Former US President Donald Trump faces possible legal charges over his removal of presidential records, including some documents marked Top Secret, from the White House to his Mar-a-Lago estate in Florida.
What did the search warrant reveal?
The FBI warrant for the search at Mar-a-Lago that was unsealed by the Justice Department on Friday revealed law enforcement was investigating Trump for three main possible infractions: the concealment, mutilation or removal of records; obstruction of justice, including the destruction, alteration or falsification of records in federal investigations; and possible violations of the Espionage Act, which can include the refusal to turn over documents relating to national security upon request as well as transmitting or losing such information.
To obtain the warrant, prosecutors had to persuade a judge they had probable cause to believe the laws may have been violated.
FBI agents who searched Mar-a-Lago removed 11 sets of classified documents, including several marked “Top Secret”, according to documents unsealed in a Florida federal court on Friday.

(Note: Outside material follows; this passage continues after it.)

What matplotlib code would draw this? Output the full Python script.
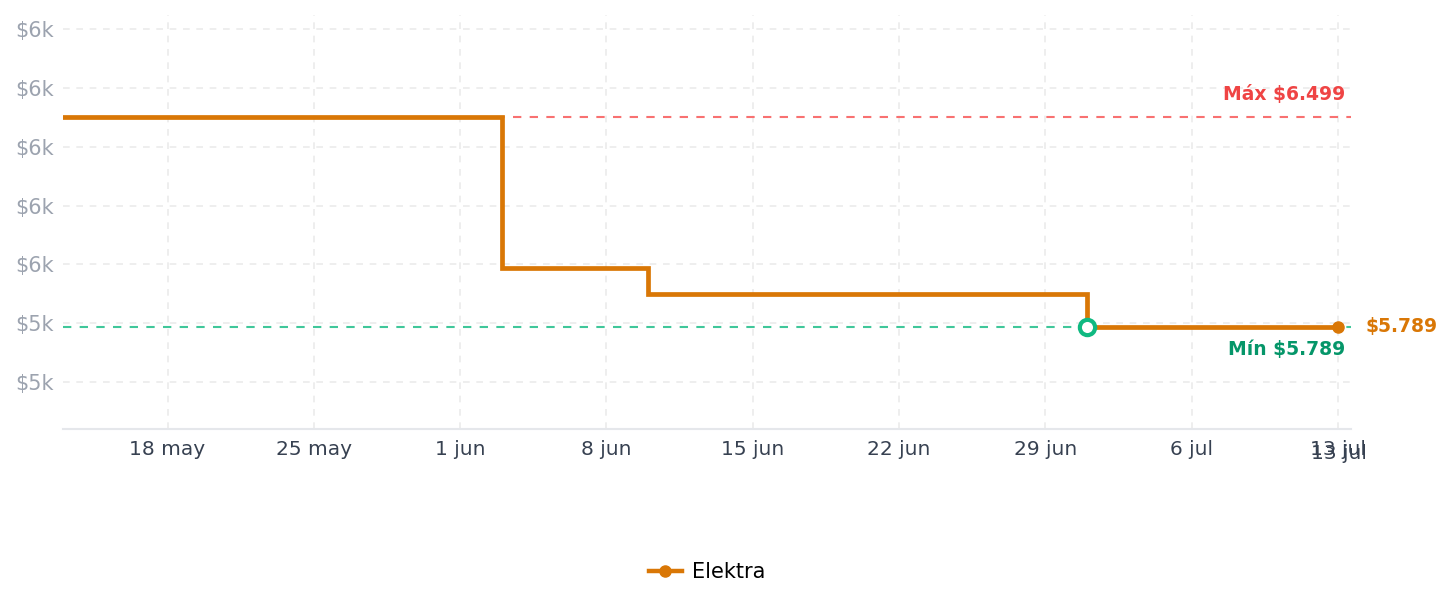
import numpy as np
import matplotlib.pyplot as plt
import matplotlib.dates as mdates
from matplotlib.ticker import FuncFormatter, FixedLocator
from matplotlib.lines import Line2D
from datetime import datetime, timedelta

# price history (step changes)
dates = [datetime(2025, 5, 13), datetime(2025, 6, 3), datetime(2025, 6, 10),
         datetime(2025, 7, 1), datetime(2025, 7, 13)]
prices = [6499, 5989, 5899, 5789, 5789]
store = 'Elektra'
max_price = 6499
min_price = 5789
min_date = datetime(2025, 7, 1)
y_ticks = [5600, 5800, 6000, 6200, 6400, 6600, 6800]
x_ticks = [datetime(2025, 5, 18) + timedelta(days=7 * i) for i in range(9)]
x_labels = ['18 may', '25 may', '1 jun', '8 jun', '15 jun', '22 jun', '29 jun', '6 jul', '13 jul']

orange = '#d97706'
green = '#10b981'

fig = plt.figure(figsize=(14.52, 6.07), dpi=100)
ax = fig.add_axes([63 / 1452, 1 - 429 / 607, (1351 - 63) / 1452, (429 - 15) / 607])

ax.axhline(max_price, color='#f87171', linestyle=(0, (4, 4)), linewidth=1.5, zorder=2)
ax.axhline(min_price, color=green, alpha=0.8, linestyle=(0, (4, 4)), linewidth=1.5, zorder=2)

ax.step(dates, prices, where='post', color=orange, linewidth=3.4, zorder=3,
        solid_joinstyle='miter')
ax.plot(dates[-1], prices[-1], 'o', color=orange, markersize=8, zorder=4)
ax.plot(min_date, min_price, 'o', markerfacecolor='white', markeredgecolor=green,
        markeredgewidth=3, markersize=11, zorder=5)

ax.annotate('Máx $6.499', xy=(0.9955, max_price), xycoords=('axes fraction', 'data'),
            xytext=(0, 10), textcoords='offset points', ha='right', va='bottom',
            color='#ef4444', fontsize=13.5, fontweight='bold')
ax.annotate('Mín $5.789', xy=(0.9955, min_price), xycoords=('axes fraction', 'data'),
            xytext=(0, -10), textcoords='offset points', ha='right', va='top',
            color='#059669', fontsize=13.5, fontweight='bold')
ax.annotate('$5.789', xy=(dates[-1], prices[-1]), xytext=(20, 0), textcoords='offset points',
            ha='left', va='center', color=orange, fontsize=13.5, fontweight='bold',
            annotation_clip=False)

ax.set_ylim(5441, 6847)
ax.set_xlim(datetime(2025, 5, 13), datetime(2025, 7, 13) + timedelta(days=0.62))
ax.yaxis.set_major_locator(FixedLocator(y_ticks))
ax.yaxis.set_major_formatter(FuncFormatter(lambda v, p: f'${int(v // 1000)}k'))
ax.set_xticks(x_ticks)
ax.set_xticklabels(x_labels)

# duplicated last label, slightly shifted
ax.annotate('13 jul', xy=(x_ticks[-1], 0), xycoords=('data', 'axes fraction'),
            xytext=(0.5, -10.5), textcoords='offset points', ha='center', va='top',
            color='#374151', fontsize=14.5, annotation_clip=False)

ax.tick_params(axis='y', length=0, pad=6.5, labelsize=15, labelcolor='#9ca3af')
ax.tick_params(axis='x', length=0, pad=8, labelsize=14.5, labelcolor='#374151')
ax.grid(True, color='#ebebeb', linestyle=(0, (4, 4)), linewidth=1.2)
ax.set_axisbelow(True)
for s in ['left', 'right', 'top']:
    ax.spines[s].set_visible(False)
ax.spines['bottom'].set_color('#e5e7eb')
ax.spines['bottom'].set_linewidth(1.5)

handle = Line2D([], [], color=orange, linewidth=3.2, marker='o', markersize=8)
fig.legend([handle], [store], loc='center', bbox_to_anchor=(0.487, 1 - 572 / 607),
           frameon=False, fontsize=15, handlelength=1.6, handletextpad=0.5)

plt.savefig('out.png', dpi=100)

Trump said Friday on his Truth Social platform that the “nuclear weapons issue is a ‘hoax’.” He has said he was cooperating with authorities and called the “raid” inappropriate political retribution.
What laws may Trump have broken?
While the list of items agents took from Mar-a-Lago notes that many of the documents were classified, those three laws deal with mishandling of federal government records regardless of whether or not they are classified.
Law 793 prevents unauthorised possession of national defense information, without mentioning whether the records are classified or not. It is punishable by up to 10 years in prison for each infraction.
That law was initially passed under the 1917 Espionage Act, which predates the statutory classification system.
The other laws, 2071 and 1519, make it illegal to conceal or destroy official US documents. They are punishable by up to three and 20 years in prison, respectively. Neither law requires the information in question to be classified.
Federal law also makes it illegal to intentionally take classified documents to an unauthorised location, but that law was not among the three cited in the search warrant.
Trump in 2018 signed a change in law making it a felony to mishandle classified documents and increasing the maximum prison term for individuals convicted of such from one to five years after criticising Democratic presidential candidate Hillary Clinton for using a private email server to handle sensitive information while she was secretary of state.
How has the US public reacted to the raid?
It remains to be seen what long-term effects the FBI’s seizure of documents will have on Trump politically or on the November midterm elections. An August 9 YouGov poll, taken the day after the raid, found that 62 percent of Americans felt Trump’s keeping classified documents was “a very big problem” (45 percent) or “somewhat of a problem” (17 percent).
But public opinion on Trump tends to cleave sharply along partisan lines. That same YouGov poll found that 76 percent of Democrats see Trump’s actions as a significant infraction compared with just 12 percent of Republicans and 44 percent of independents.
An August 10 Politico/Morning Consult poll backed up this split, finding that 81 percent of registered Democratic voters said the search was legitimately based on evidence Trump had committed a crime compared to only 16 percent of registered Republicans.